— Start —

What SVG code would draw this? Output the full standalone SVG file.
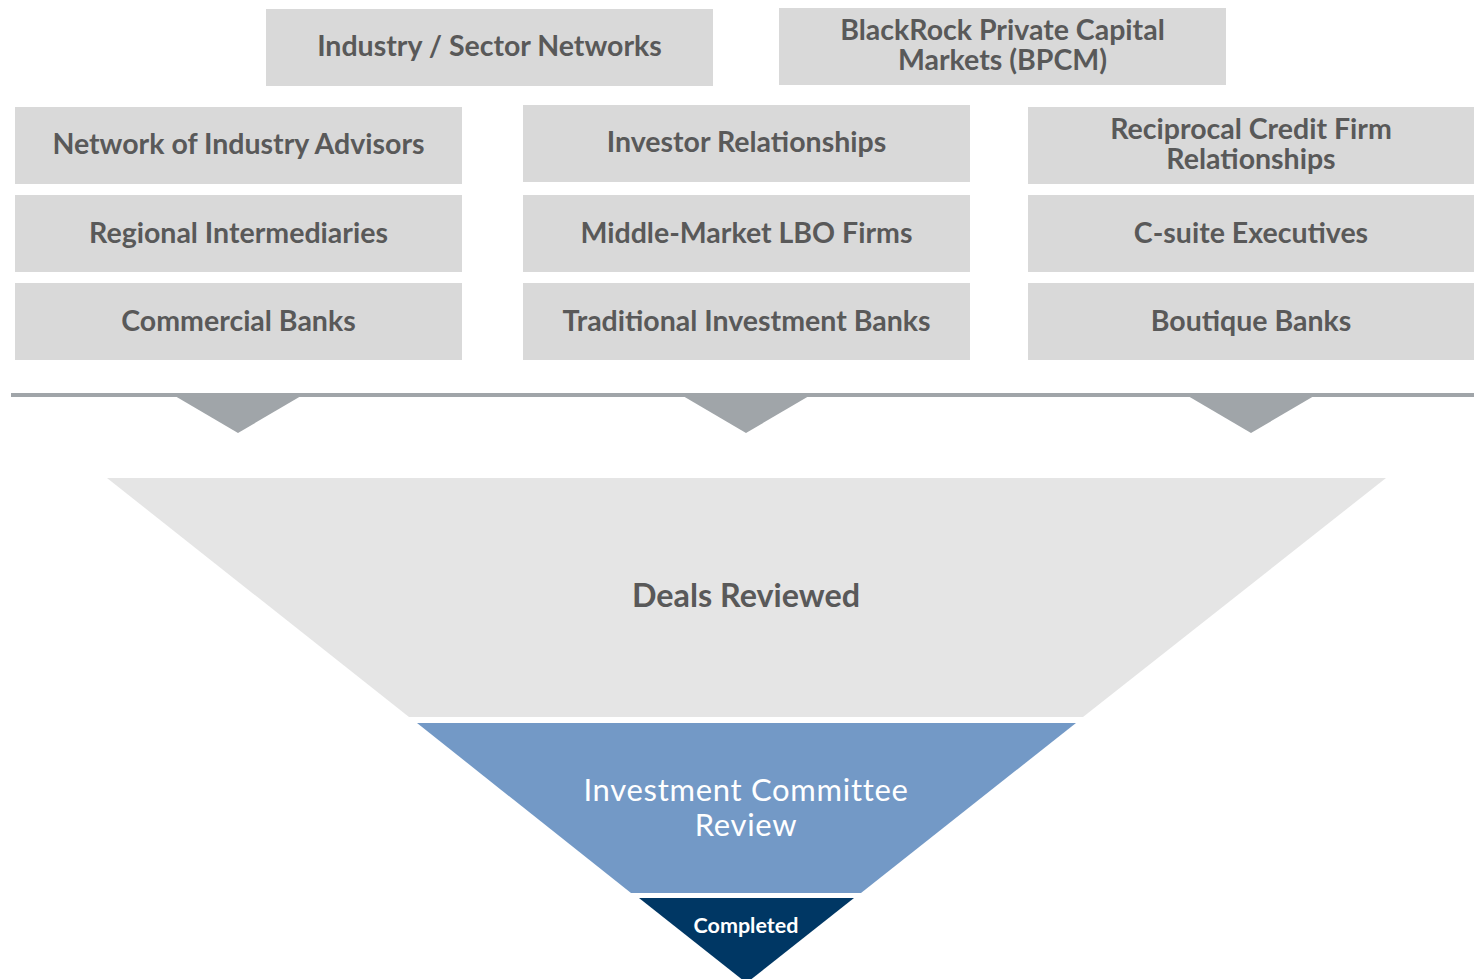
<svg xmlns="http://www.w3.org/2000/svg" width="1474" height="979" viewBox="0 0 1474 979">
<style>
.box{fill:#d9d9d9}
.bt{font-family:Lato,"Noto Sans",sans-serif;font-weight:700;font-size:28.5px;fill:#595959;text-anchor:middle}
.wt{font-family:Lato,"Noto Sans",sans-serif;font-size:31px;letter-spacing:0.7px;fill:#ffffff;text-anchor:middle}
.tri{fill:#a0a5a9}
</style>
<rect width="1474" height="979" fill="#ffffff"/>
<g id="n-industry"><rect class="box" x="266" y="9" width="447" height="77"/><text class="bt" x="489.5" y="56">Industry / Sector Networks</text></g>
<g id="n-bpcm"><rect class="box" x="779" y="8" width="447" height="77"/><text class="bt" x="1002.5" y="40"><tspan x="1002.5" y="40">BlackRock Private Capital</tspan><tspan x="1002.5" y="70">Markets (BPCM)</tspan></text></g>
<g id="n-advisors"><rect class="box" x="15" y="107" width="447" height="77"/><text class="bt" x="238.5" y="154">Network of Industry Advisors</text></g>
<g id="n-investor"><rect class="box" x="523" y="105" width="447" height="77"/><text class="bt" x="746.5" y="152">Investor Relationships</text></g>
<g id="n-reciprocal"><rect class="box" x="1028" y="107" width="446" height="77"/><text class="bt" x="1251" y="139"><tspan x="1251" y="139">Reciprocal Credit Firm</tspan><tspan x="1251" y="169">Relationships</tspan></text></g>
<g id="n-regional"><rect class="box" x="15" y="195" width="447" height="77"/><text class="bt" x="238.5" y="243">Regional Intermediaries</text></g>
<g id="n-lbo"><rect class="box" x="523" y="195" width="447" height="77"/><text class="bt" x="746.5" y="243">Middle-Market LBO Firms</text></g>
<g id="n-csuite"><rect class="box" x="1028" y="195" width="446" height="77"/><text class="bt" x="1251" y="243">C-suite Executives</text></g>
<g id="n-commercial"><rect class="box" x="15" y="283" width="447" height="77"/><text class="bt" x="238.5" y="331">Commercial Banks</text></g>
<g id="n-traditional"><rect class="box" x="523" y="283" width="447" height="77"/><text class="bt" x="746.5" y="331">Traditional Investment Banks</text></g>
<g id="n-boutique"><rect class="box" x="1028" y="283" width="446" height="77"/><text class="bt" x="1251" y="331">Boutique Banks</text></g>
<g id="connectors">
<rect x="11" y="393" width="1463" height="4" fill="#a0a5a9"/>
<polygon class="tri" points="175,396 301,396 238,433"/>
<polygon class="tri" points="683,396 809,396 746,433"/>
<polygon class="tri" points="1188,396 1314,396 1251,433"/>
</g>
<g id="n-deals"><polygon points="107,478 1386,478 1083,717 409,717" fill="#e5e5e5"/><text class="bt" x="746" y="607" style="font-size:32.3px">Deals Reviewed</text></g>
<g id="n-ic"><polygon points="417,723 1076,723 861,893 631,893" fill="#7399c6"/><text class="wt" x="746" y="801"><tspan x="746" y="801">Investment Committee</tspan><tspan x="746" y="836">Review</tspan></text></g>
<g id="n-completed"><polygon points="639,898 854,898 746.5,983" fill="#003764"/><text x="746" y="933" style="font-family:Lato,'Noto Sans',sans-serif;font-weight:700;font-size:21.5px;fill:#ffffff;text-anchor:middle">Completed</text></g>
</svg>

— End —

Please transcribe the material above exactly as written. Leave the pictures out.

• **Finished exercise**
What SVG code would draw this? Output the full standalone SVG file.
<svg xmlns="http://www.w3.org/2000/svg" width="1474" height="979" viewBox="0 0 1474 979">
<style>
.box{fill:#d9d9d9}
.bt{font-family:Lato,"Noto Sans",sans-serif;font-weight:700;font-size:28.5px;fill:#595959;text-anchor:middle}
.wt{font-family:Lato,"Noto Sans",sans-serif;font-size:31px;letter-spacing:0.7px;fill:#ffffff;text-anchor:middle}
.tri{fill:#a0a5a9}
</style>
<rect width="1474" height="979" fill="#ffffff"/>
<g id="n-industry"><rect class="box" x="266" y="9" width="447" height="77"/><text class="bt" x="489.5" y="56">Industry / Sector Networks</text></g>
<g id="n-bpcm"><rect class="box" x="779" y="8" width="447" height="77"/><text class="bt" x="1002.5" y="40"><tspan x="1002.5" y="40">BlackRock Private Capital</tspan><tspan x="1002.5" y="70">Markets (BPCM)</tspan></text></g>
<g id="n-advisors"><rect class="box" x="15" y="107" width="447" height="77"/><text class="bt" x="238.5" y="154">Network of Industry Advisors</text></g>
<g id="n-investor"><rect class="box" x="523" y="105" width="447" height="77"/><text class="bt" x="746.5" y="152">Investor Relationships</text></g>
<g id="n-reciprocal"><rect class="box" x="1028" y="107" width="446" height="77"/><text class="bt" x="1251" y="139"><tspan x="1251" y="139">Reciprocal Credit Firm</tspan><tspan x="1251" y="169">Relationships</tspan></text></g>
<g id="n-regional"><rect class="box" x="15" y="195" width="447" height="77"/><text class="bt" x="238.5" y="243">Regional Intermediaries</text></g>
<g id="n-lbo"><rect class="box" x="523" y="195" width="447" height="77"/><text class="bt" x="746.5" y="243">Middle-Market LBO Firms</text></g>
<g id="n-csuite"><rect class="box" x="1028" y="195" width="446" height="77"/><text class="bt" x="1251" y="243">C-suite Executives</text></g>
<g id="n-commercial"><rect class="box" x="15" y="283" width="447" height="77"/><text class="bt" x="238.5" y="331">Commercial Banks</text></g>
<g id="n-traditional"><rect class="box" x="523" y="283" width="447" height="77"/><text class="bt" x="746.5" y="331">Traditional Investment Banks</text></g>
<g id="n-boutique"><rect class="box" x="1028" y="283" width="446" height="77"/><text class="bt" x="1251" y="331">Boutique Banks</text></g>
<g id="connectors">
<rect x="11" y="393" width="1463" height="4" fill="#a0a5a9"/>
<polygon class="tri" points="175,396 301,396 238,433"/>
<polygon class="tri" points="683,396 809,396 746,433"/>
<polygon class="tri" points="1188,396 1314,396 1251,433"/>
</g>
<g id="n-deals"><polygon points="107,478 1386,478 1083,717 409,717" fill="#e5e5e5"/><text class="bt" x="746" y="607" style="font-size:32.3px">Deals Reviewed</text></g>
<g id="n-ic"><polygon points="417,723 1076,723 861,893 631,893" fill="#7399c6"/><text class="wt" x="746" y="801"><tspan x="746" y="801">Investment Committee</tspan><tspan x="746" y="836">Review</tspan></text></g>
<g id="n-completed"><polygon points="639,898 854,898 746.5,983" fill="#003764"/><text x="746" y="933" style="font-family:Lato,'Noto Sans',sans-serif;font-weight:700;font-size:21.5px;fill:#ffffff;text-anchor:middle">Completed</text></g>
</svg>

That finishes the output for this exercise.